La storia è quella di attore in disgrazia, popolare ai tempi del poliziesco degli anni '80 (Mindhorn, appunto) di cui era il protagonista, che cerca di far sopravvivere la sua carriera nonostante la palese assenza di qualsivoglia talento, e un nome che ormai non apre più nessuna porta. Abbandonato dal suo agente, dimenticato dai colleghi, e costretto a dubbie performance nella pubblicità, coglie l'occasione di un killer che sembra ossessianto dal vecchio telefilm e dichiara di voler parlare solo con lui. L'attore viene convovato dalla polizia sull'isola di Man per collaborare alle indagini, ed è qui che mette in scena la sua nuova performance, certo dell'attenzione mediatica che il caso riceverà.

Il film si muove quindi su due piani, da una parte seguendo l'omicidio e il mistero che si nasconde dietro a questo, che va oltre un "normale" killer; dall'altra i tentativi dell'ex Mindhorn di riguadagnare la sua popolarità, rientrando in contatto con i colleghi dell'epoca, tutti passati a nuove fasi della loro vita, a differenza di lui. Il protagonista è un personaggio egocentrico e presuntuoso, convinto che il mondo debba riconoscere il suo talento. Si appoggia anche a personaggi di caratura simile, falliti che vivono delle briciole lasciate dalle altre star. La maggior parte delle gag deriva quindi da questo contrasto tra le illusioni del protagonista e la realtà di un mondo che è andato avanti per trent'anni.
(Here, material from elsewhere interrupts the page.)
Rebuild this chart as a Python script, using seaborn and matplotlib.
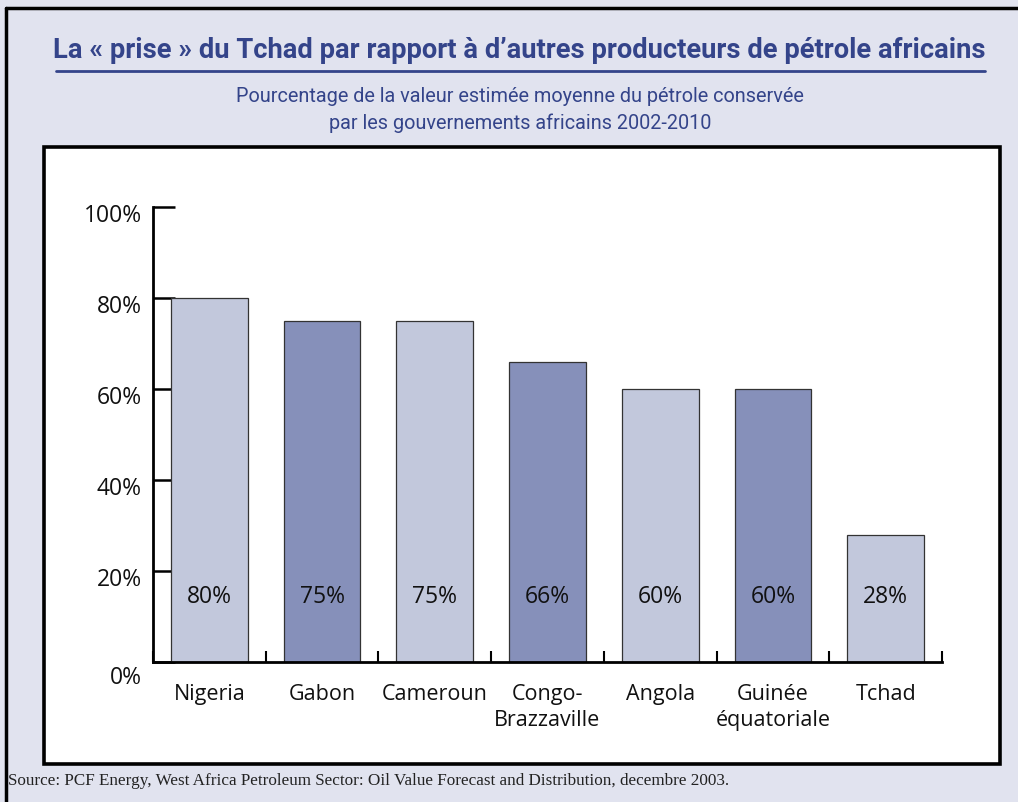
import matplotlib
matplotlib.use("Agg")
import matplotlib.pyplot as plt
from matplotlib.patches import Rectangle
from matplotlib.lines import Line2D
from matplotlib.transforms import ScaledTranslation
import seaborn as sns
import pandas as pd

# Data
countries = ["Nigeria", "Gabon", "Cameroun", "Congo-\nBrazzaville", "Angola",
             "Guinée\néquatoriale", "Tchad"]
share_pct = [80, 75, 75, 66, 60, 60, 28]
value_labels = ["80%", "75%", "75%", "66%", "60%", "60%", "28%"]
ytick_values = [0, 20, 40, 60, 80, 100]
ytick_labels = ["0%", "20%", "40%", "60%", "80%", "100%"]

title = "La « prise » du Tchad par rapport à d’autres producteurs de pétrole africains"
subtitle = ("Pourcentage de la valeur estimée moyenne du pétrole conservée\n"
            "par les gouvernements africains 2002-2010")
source = ("Source: PCF Energy, West Africa Petroleum Sector: Oil Value Forecast and "
          "Distribution, decembre 2003.")

LIGHT = "#c2c8dc"
DARK = "#8690ba"
NAVY = "#34448a"
PANEL_BG = "#e1e3ef"

sns.set_theme(style="white")
plt.rcParams["font.family"] = ["Open Sans", "DejaVu Sans"]

W, H = 1018, 803
fig = plt.figure(figsize=(W / 100, H / 100), dpi=100)
fig.patch.set_facecolor(PANEL_BG)

def fx(px):
    return px / W

def fy(py):
    return 1 - py / H

# Outer frame (top and left edges)
fig.add_artist(Line2D([fx(6), fx(W)], [fy(9), fy(9)], color="black", lw=2.5,
                      transform=fig.transFigure))
fig.add_artist(Line2D([fx(6), fx(6)], [fy(9), fy(H)], color="black", lw=2.5,
                      transform=fig.transFigure))

# White chart panel with heavy black border
fig.add_artist(Rectangle((fx(44), fy(765)), fx(1000 - 44), (765 - 148) / H,
                         transform=fig.transFigure, facecolor="white",
                         edgecolor="black", lw=2.6, zorder=0))

# Title, rule and subtitle
fig.text(fx(519), fy(50), title, ha="center", va="center", fontsize=19.7,
         fontweight="bold", color=NAVY, family=["Roboto", "DejaVu Sans"])
fig.add_artist(Line2D([fx(56), fx(985)], [fy(72), fy(72)], color=NAVY, lw=2,
                      transform=fig.transFigure))
fig.text(fx(520), fy(110), subtitle, ha="center", va="center", fontsize=14.3,
         color=NAVY, linespacing=1.5, family=["Roboto", "DejaVu Sans"])

# Bar chart
ax = fig.add_axes([fx(153), (H - 663) / H, fx(942 - 153), (663 - 208) / H])
ax.set_facecolor("none")
df = pd.DataFrame({"country": countries, "share": share_pct})
palette = [LIGHT if i % 2 == 0 else DARK for i in range(len(countries))]
sns.barplot(data=df, x="country", y="share", hue="country", palette=palette,
            legend=False, width=0.68, edgecolor="#333333", linewidth=0.9,
            saturation=1, ax=ax)

for i, lab in enumerate(value_labels):
    ax.text(i, 14.5, lab, ha="center", va="center", fontsize=16.5,
            color="#111111")

ax.set_xlim(-0.5, len(countries) - 0.5)
ax.set_ylim(0, 100)
ax.set_xlabel("")
ax.set_ylabel("")

for s in ["top", "right"]:
    ax.spines[s].set_visible(False)
for s in ["left", "bottom"]:
    ax.spines[s].set_color("black")
    ax.spines[s].set_linewidth(2)

ax.set_yticks(ytick_values)
ax.set_yticklabels(ytick_labels, fontsize=16.5, color="#111111")
ax.tick_params(axis="y", direction="in", length=16, width=1.8, color="black",
               pad=8, left=True)
for k, lbl in enumerate(ax.get_yticklabels()):
    shift = -0.12 if k == 0 else -0.05
    lbl.set_transform(lbl.get_transform()
                      + ScaledTranslation(0, shift, fig.dpi_scale_trans))

ax.set_xticks(range(len(countries)))
ax.set_xticklabels(countries, fontsize=15.5, color="#111111", linespacing=1.3,
                   va="top")
ax.tick_params(axis="x", length=0, pad=15, bottom=False)
ax.set_xticks([i - 0.5 for i in range(len(countries) + 1)], minor=True)
ax.tick_params(axis="x", which="minor", direction="in", length=8, width=1.5,
               color="black", bottom=True)

fig.text(fx(8), fy(781), source, ha="left", va="center", fontsize=12.3,
         color="#222222", family=["Liberation Serif", "DejaVu Serif"])

fig.savefig("out.png", dpi=100, facecolor=fig.get_facecolor())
Ma questo è allo stesso tempo anche il punto debole del film. Dopo la sequenza iniziale durante le riprese di Mindhorn e le prime scene che servono a capire l'attitudine del protagonista, il resto del film prosegue sempre sulla stessa strada, proponendo a oltranza le stesse situazioni. Rimane quindi difficile empatizzare con un personaggio che di per sé è odioso, e dopo mezz'ora di film non è più nemmeno simpatico. Oltre a questo, anche la soluzione degli omicidi avviene in modo del tutto indipendente dalle sue azioni, e per tutto il film è soltanto un agente passivo, capace solo di autocompiacersi.
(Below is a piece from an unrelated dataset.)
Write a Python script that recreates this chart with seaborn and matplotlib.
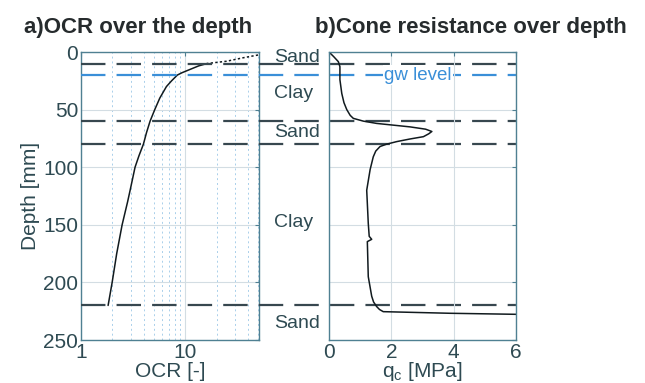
import numpy as np
import matplotlib
matplotlib.use("Agg")
import matplotlib.pyplot as plt
import matplotlib.transforms as mtransforms
import seaborn as sns
from matplotlib.ticker import LogLocator, NullFormatter

# OCR profile (panel a)
ocr_depth = [10, 12, 15, 18, 20, 25, 30, 40, 50, 60, 70, 80, 90, 100, 120, 130,
             150, 175, 200, 220]
ocr_value = [16.2, 13.5, 11.2, 9.3, 8.4, 7.4, 6.6, 5.7, 5.1, 4.6, 4.25, 3.97, 3.6,
             3.3, 2.96, 2.8, 2.48, 2.2, 1.99, 1.82]
ocr_top_depth = [2.6, 5, 8, 10]
ocr_top_value = [50, 36, 25, 16.2]

# cone resistance (panel b)
qc_depth = [0, 4, 8.4, 12.7, 24, 36, 44, 50, 55, 57.6, 60, 62, 65, 67, 69, 71, 73.5,
            75.5, 77.8, 80, 82, 86, 91, 102, 120, 148.7, 160, 162.6, 164.6, 195,
            212, 217, 221, 223.5, 225.4, 226.8, 227.7]
qc_value = [0, 0.15, 0.30, 0.35, 0.35, 0.41, 0.48, 0.57, 0.68, 0.78, 1.1, 1.53, 2.6,
            3.1, 3.3, 3.2, 3.03, 2.6, 2.17, 1.85, 1.64, 1.5, 1.42, 1.32, 1.21, 1.26,
            1.29, 1.37, 1.23, 1.26, 1.37, 1.43, 1.53, 1.62, 1.74, 3.88, 6.0]

layer_bounds = [10, 60, 80, 220]
gw_level = 20
layer_names = ["Sand", "Clay", "Sand", "Clay", "Sand"]
layer_label_depth = [5, 36, 70, 148, 236]

sns.set_style("white")
plt.rcParams['font.family'] = ['Liberation Sans', 'DejaVu Sans']
plt.rcParams['mathtext.fontset'] = 'custom'
plt.rcParams['mathtext.rm'] = 'Liberation Sans'
plt.rcParams['mathtext.it'] = 'Liberation Sans'

spine_c = "#4f8092"
text_c = "#2e4a52"
dash_c = "#37474f"
blue_c = "#3a8fd8"
grid_c = "#d3dde3"
line_c = "#111a1e"

fig = plt.figure(figsize=(6.45, 3.83), dpi=100)
ax1 = fig.add_axes([81/645, 1-340/383, 178/645, 288/383])
ax2 = fig.add_axes([329/645, 1-340/383, 187/645, 288/383])
ax2.set_facecolor('none')

# panel a
sns.lineplot(x=ocr_value, y=ocr_depth, sort=False, estimator=None, ax=ax1,
             color=line_c, lw=1.1)
sns.lineplot(x=ocr_top_value, y=ocr_top_depth, sort=False, estimator=None, ax=ax1,
             color=line_c, lw=1.1, linestyle=(0, (1.5, 1.5)))
ax1.set_xscale('log')
ax1.set_xlim(1, 51)
ax1.set_ylim(250, 0)
ax1.set_yticks([0, 50, 100, 150, 200, 250])
ax1.set_xticks([1, 10])
ax1.set_xticklabels(["1", "10"])
ax1.xaxis.set_minor_locator(LogLocator(subs=np.arange(2, 10)))
ax1.xaxis.set_minor_formatter(NullFormatter())
ax1.grid(True, which='major', color=grid_c, lw=0.8)
ax1.grid(True, which='minor', axis='x', color="#a9cfea", lw=0.7, linestyle=(0, (2, 3)))
ax1.set_xlabel("OCR [-]", fontsize=15, color=text_c, labelpad=0)
ax1.set_ylabel("Depth [mm]", fontsize=15, color=text_c, labelpad=2)
ax1.set_title("a)OCR over the depth", fontsize=16, fontweight='bold', color="#262b2d",
              x=0.32, pad=14)

# panel b
sns.lineplot(x=qc_value, y=qc_depth, sort=False, estimator=None, ax=ax2,
             color=line_c, lw=1.1)
ax2.set_xlim(0, 6)
ax2.set_ylim(250, 0)
ax2.set_xticks([0, 2, 4, 6])
ax2.set_yticks([0, 50, 100, 150, 200, 250])
ax2.set_yticklabels([])
ax2.grid(True, color=grid_c, lw=0.8)
ax2.set_xlabel(r"q$_\mathregular{c}$ [MPa]", fontsize=15, color=text_c, labelpad=-1.5)
ax2.set_title("b)Cone resistance over depth", fontsize=16, fontweight='bold',
              color="#262b2d", x=0.757, pad=14)

for ax in (ax1, ax2):
    for s in ax.spines.values():
        s.set_color(spine_c)
        s.set_linewidth(1.0)
    ax.tick_params(which='both', direction='in', top=True, right=True, color=spine_c,
                   labelcolor=text_c, labelsize=15, length=3, pad=2)
    ax.tick_params(which='minor', length=0)
    ax.set_axisbelow(True)

# layer boundaries run across both panels
span = (516 - 81) / 178
for d in layer_bounds:
    ax1.plot([0, span], [d, d], transform=ax1.get_yaxis_transform(), clip_on=False,
             color=dash_c, lw=1.6, dashes=(11, 5), zorder=3)
ax1.plot([0, span], [gw_level, gw_level], transform=ax1.get_yaxis_transform(),
         clip_on=False, color=blue_c, lw=1.6, dashes=(11, 5), zorder=3)
ax2.text(2.85, gw_level, "gw level", color=blue_c, fontsize=13.5, ha='center', va='center',
         bbox=dict(facecolor='white', edgecolor='none', pad=1), zorder=4)

label_tr = mtransforms.blended_transform_factory(fig.transFigure, ax1.transData)
for name, d in zip(layer_names, layer_label_depth):
    ax1.text(274/645, d, name, transform=label_tr, fontsize=14, color=text_c,
             ha='left', va='center', clip_on=False)

fig.savefig("out.png", dpi=100)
Mindhorn avrebbe funzionato meglio se invece di durare un'ora e mezzo fosse durante venticinque minuti, una specie di mediometraggio alla Kung Fury, dove l'assurdità delle situazioni e l'incoerenza dei personaggi non pesa troppo, visto che tutto è talmente concentrato da non dare il tempo di pensare. In questa forma allungata invece tutto appare molto presto annacquato e stantio, a danno di un'idea di base valida e interpretazioni efficaci.